Liberals and New Democrats are responsible for more than their fair share of questionable tactics over the years. To suggest otherwise is itself a lie. Canadians aren't stupid and this whole matter should not be about partisan posturing and gamesmanship. The system is sick and the people in it work with a far different moral and ethical compass than the rest of us. Take them out of that poisonous culture and they are the nicest people you'll ever want to meet. Put normal people in it and they magically are sucked into a vortex where subterfuge and character assassination is just another day at the office.

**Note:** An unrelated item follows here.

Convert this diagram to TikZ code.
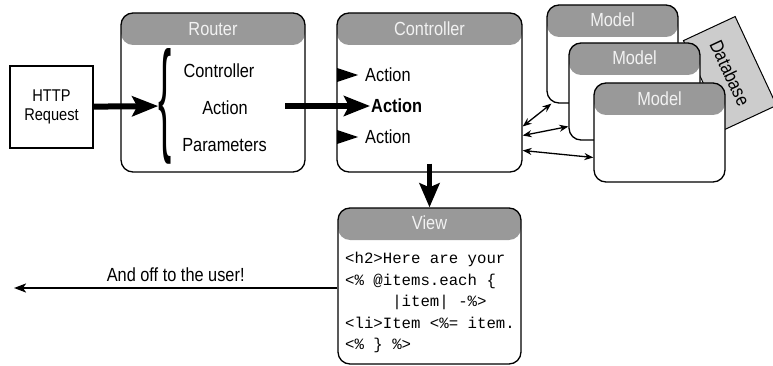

I'm a Liberal, and one does not have to look too far back in Canadian history to know that we are far from pure as the driven snow. Neither are New Democrats. But this is a critical inflection point in the life of our democracy.

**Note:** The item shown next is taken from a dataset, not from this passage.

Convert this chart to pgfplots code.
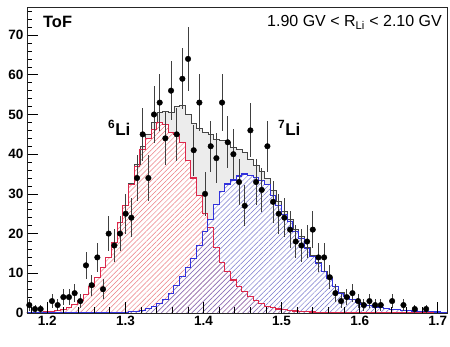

For its part, I want my party and its leaders to set a different, higher standard. That's why I want Liberals to acknowledge openly that we are part of the problem, and we must be part of the solution. Unless we do, what credibility can we possibly have with Canadians? This isn't a game. This is our country and the health of our democracy. Citizens must have confidence in it, and at the moment, we sure don't.

Our political culture cannot and will not be changed overnight. It shall take time. In the meantime, there must be measures to safeguard what is most fundamental in any democracy -- the sanctity of our votes.

Theoretically, at least, Elections Canada is supposed to referee the electoral process to ensure its fairness. While the good people of that agency try their best, they are hopelessly under-resourced to do that job. The Elections Canada Act was designed for another time. Parliamentarians should agree to reform the legislation to give it some real teeth and the resources and capacity to protect the integrity of the electoral system for the future.

The use oftechnology that didn't even exist a few years ago has created whole new avenues for political professionals to circumvent well-established norms of fairness and decency. For those predisposed to cheat -- and there are plenty out there -- room to undermine the integrity of the electoral system is never been broader.

Separate from a judicial inquiry, the Canada Elections Act must be modernized to protect us from fraudsters and those that play fast and loose with the spirit and intent of election laws and procedures. As pathetic as this might be, it has become painfully clear that we need to strengthen legislation to protect Canadians and our rights and freedoms from this "law and order" government.

We need a truly independent electoral authority that is provided with a substantially increased and multiyear appropriation from parliament. Perhaps the highly respected Jean-Pierre Kingsley could chair ablue ribbon task force tasked with providing the House of Commons recommendations on what a modernized Act could look like and what kind of budget Elections Canada would require. This should be at the top of the legislative agenda and a report should be tabled within a reasonable period of time.

The Commissioner of Elections should have strengthened statutory authority and powers of investigation and enforcement. A beefed-up Act would provide the Commissioner with forensic accountants and search warrant powers. Those powers are needed to get at the huge volume of "off balance sheet" activity that takes place in the shadows of all political parties.

And what if the Commissioner is not satisfied that the election has been conducted fairly? Or if evidence is found that systematic electoral fraud has been committed as to call the legitimacy of the government of the day into question? In such a case, our Head of State, the Governor General in his constitutional role, should have the authority to dissolve parliament and order new elections.

Having confidence in the sanctity of free and fair elections is fundamental to our democracy and a sacred trust that must not be tampered with.